Required work
Go through the entries below and copy each line containing the word "page".

Supplied entries
####

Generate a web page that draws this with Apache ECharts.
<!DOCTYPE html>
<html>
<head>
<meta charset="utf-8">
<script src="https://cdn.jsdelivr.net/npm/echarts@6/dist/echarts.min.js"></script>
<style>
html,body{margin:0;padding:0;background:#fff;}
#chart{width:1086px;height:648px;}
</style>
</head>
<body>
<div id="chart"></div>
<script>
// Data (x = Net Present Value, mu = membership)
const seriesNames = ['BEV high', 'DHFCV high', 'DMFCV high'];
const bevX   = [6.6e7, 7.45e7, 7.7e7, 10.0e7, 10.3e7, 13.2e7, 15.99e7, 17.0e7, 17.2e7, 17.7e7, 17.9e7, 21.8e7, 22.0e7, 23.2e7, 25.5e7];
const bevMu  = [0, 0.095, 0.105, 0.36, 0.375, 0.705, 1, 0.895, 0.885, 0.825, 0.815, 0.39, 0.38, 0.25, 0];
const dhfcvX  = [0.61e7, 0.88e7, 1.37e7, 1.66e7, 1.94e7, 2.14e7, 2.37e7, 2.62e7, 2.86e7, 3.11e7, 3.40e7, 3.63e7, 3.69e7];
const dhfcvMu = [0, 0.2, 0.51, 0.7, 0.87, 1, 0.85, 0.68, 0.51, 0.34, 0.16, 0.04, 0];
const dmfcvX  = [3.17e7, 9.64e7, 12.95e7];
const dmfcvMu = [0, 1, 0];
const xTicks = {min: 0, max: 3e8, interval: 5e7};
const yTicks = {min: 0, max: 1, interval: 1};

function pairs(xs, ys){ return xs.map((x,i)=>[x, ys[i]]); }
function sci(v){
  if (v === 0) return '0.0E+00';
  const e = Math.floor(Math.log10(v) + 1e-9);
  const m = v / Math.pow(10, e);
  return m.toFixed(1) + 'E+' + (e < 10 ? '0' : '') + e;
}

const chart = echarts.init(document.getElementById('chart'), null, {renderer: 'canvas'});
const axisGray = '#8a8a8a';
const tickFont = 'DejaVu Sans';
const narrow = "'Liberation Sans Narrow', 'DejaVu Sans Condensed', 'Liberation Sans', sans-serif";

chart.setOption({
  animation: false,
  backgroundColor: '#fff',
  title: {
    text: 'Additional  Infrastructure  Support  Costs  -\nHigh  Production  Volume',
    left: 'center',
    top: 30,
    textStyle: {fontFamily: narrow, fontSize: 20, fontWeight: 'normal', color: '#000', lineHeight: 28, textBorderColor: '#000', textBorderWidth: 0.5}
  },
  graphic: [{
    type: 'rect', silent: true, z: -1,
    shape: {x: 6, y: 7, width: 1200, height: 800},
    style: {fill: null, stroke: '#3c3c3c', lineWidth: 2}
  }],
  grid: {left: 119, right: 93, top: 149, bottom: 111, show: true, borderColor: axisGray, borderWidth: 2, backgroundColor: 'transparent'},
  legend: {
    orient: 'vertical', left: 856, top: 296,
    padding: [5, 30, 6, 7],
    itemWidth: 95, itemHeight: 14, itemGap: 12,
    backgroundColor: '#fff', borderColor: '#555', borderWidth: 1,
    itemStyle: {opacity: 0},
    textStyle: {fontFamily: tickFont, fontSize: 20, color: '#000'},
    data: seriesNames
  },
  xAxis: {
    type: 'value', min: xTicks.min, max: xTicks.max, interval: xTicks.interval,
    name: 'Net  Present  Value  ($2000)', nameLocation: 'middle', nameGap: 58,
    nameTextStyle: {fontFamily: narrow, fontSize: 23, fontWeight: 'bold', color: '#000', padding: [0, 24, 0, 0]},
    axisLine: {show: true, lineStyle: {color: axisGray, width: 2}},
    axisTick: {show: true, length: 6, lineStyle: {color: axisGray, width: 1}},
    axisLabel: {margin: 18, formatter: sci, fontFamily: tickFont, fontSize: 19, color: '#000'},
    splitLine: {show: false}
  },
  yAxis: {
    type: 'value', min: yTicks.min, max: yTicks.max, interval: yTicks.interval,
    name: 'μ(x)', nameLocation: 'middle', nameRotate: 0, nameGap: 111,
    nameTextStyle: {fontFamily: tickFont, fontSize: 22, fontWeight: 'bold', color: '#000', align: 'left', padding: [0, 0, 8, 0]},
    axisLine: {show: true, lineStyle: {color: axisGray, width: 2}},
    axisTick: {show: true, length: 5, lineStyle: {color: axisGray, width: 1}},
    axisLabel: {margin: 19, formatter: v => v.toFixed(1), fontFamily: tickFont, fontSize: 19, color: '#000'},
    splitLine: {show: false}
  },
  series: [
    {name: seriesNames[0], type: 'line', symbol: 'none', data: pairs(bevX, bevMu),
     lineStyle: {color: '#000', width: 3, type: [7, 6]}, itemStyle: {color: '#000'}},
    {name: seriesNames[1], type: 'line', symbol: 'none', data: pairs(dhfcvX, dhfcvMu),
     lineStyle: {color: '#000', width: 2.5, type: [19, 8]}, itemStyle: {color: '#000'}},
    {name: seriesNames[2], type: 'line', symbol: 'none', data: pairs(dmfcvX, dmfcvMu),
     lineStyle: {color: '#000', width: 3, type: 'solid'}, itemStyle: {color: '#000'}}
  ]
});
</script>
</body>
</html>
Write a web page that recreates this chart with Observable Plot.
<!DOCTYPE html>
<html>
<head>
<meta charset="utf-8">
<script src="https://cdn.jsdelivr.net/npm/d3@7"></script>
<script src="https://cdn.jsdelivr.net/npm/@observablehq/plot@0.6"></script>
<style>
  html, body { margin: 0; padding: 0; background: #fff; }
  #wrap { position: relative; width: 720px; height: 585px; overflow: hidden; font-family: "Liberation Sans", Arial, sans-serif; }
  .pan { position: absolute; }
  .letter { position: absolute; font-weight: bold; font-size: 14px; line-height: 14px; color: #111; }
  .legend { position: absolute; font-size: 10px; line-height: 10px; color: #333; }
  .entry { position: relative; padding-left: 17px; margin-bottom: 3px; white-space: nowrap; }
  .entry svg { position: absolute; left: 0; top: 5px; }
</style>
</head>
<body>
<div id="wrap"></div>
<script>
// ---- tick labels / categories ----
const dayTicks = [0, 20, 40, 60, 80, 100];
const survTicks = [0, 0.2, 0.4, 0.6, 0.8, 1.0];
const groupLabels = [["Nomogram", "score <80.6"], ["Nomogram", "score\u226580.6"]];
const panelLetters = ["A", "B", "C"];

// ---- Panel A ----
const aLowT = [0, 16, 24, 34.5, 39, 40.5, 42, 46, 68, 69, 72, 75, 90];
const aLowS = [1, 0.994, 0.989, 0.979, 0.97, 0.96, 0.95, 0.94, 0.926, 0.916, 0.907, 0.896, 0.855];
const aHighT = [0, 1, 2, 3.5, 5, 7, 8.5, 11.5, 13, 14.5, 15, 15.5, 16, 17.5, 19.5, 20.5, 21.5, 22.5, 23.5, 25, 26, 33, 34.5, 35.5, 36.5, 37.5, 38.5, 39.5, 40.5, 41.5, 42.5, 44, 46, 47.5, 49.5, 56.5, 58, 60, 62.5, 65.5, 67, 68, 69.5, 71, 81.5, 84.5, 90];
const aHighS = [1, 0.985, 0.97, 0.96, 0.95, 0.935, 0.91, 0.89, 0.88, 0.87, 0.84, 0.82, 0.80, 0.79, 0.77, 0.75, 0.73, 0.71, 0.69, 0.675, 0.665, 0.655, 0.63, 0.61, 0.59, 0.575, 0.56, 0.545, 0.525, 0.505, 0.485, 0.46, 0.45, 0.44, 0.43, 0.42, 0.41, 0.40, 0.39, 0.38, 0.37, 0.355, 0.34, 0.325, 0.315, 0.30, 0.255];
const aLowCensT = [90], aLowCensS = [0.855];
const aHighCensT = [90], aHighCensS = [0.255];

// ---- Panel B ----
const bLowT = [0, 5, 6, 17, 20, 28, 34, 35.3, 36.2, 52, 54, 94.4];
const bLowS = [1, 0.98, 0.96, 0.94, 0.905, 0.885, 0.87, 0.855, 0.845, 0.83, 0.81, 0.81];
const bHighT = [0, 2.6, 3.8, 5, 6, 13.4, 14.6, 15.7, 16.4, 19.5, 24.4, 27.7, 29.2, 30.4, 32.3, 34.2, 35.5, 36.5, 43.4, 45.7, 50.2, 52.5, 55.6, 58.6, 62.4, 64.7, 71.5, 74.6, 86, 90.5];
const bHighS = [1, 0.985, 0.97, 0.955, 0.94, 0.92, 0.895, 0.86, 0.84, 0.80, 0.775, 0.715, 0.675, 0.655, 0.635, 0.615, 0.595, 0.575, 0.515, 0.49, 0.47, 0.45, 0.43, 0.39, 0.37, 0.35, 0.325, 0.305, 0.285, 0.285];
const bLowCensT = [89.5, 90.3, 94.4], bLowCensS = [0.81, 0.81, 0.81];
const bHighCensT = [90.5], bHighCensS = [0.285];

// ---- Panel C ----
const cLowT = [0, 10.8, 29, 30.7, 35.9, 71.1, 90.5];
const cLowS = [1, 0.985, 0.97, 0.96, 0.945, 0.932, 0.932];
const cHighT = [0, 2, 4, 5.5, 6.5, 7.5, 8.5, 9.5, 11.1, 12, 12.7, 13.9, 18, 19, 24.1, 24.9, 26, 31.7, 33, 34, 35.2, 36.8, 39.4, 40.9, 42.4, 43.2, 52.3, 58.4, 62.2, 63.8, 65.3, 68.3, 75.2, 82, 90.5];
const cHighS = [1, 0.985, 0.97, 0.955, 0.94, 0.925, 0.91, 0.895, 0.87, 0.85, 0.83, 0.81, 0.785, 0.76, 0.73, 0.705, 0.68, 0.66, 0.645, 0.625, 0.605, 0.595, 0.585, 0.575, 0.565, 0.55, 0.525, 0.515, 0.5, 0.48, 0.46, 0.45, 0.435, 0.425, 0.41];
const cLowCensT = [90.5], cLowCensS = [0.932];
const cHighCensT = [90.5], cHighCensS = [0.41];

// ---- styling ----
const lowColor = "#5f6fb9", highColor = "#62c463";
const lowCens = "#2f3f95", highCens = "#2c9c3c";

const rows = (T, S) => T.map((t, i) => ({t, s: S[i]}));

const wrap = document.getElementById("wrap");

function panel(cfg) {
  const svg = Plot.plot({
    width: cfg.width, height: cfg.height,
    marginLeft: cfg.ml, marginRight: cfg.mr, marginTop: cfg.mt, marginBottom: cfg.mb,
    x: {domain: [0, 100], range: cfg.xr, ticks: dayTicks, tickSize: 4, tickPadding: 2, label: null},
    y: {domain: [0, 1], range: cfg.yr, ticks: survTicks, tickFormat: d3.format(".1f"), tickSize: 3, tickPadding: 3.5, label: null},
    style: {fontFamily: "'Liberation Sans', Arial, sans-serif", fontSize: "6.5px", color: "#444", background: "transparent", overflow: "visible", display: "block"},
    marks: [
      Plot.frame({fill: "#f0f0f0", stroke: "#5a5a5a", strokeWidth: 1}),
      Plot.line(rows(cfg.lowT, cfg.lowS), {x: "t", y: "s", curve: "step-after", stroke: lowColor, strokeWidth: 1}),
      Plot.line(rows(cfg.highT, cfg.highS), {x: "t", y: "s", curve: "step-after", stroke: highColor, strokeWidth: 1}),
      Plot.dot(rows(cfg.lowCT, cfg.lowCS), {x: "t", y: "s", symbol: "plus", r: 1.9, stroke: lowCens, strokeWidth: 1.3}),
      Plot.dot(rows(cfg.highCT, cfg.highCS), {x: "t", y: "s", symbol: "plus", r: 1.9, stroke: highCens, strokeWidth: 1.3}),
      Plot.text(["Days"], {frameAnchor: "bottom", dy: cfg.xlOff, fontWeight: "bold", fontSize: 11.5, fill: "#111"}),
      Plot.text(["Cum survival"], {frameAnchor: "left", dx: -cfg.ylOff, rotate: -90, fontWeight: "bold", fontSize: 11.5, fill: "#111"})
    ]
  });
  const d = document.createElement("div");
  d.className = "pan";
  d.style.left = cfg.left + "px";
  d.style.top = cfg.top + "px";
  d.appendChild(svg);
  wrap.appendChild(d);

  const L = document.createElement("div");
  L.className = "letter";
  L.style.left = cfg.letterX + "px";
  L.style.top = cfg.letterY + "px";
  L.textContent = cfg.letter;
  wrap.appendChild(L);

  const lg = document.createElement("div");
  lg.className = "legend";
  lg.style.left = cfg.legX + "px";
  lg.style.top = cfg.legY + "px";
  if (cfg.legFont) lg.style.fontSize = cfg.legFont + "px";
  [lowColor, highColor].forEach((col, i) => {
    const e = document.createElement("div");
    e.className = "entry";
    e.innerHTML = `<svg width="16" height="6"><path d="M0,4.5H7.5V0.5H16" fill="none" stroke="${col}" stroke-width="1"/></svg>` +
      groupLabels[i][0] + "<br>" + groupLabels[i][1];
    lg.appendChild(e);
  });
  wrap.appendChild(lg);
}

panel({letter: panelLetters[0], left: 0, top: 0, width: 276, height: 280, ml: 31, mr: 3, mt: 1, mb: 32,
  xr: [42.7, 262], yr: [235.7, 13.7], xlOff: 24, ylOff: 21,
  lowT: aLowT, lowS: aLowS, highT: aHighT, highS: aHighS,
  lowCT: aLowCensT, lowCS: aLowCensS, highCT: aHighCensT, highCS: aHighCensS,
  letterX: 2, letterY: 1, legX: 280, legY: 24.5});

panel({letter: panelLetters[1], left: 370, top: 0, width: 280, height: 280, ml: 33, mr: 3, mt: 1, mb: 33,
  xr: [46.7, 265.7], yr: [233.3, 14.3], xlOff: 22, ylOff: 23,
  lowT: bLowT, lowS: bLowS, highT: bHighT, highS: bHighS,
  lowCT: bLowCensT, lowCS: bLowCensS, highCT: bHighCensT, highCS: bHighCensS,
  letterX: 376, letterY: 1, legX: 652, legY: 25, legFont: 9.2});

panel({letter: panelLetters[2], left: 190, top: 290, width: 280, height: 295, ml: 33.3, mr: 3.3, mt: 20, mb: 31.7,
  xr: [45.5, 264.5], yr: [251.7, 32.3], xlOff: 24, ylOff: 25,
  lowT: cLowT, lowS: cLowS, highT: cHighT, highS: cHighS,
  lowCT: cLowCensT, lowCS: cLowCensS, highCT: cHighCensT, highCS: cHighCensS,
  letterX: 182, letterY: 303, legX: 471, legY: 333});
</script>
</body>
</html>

####

Response to the task
Generate a web page that draws this with Apache ECharts.
Write a web page that recreates this chart with Observable Plot.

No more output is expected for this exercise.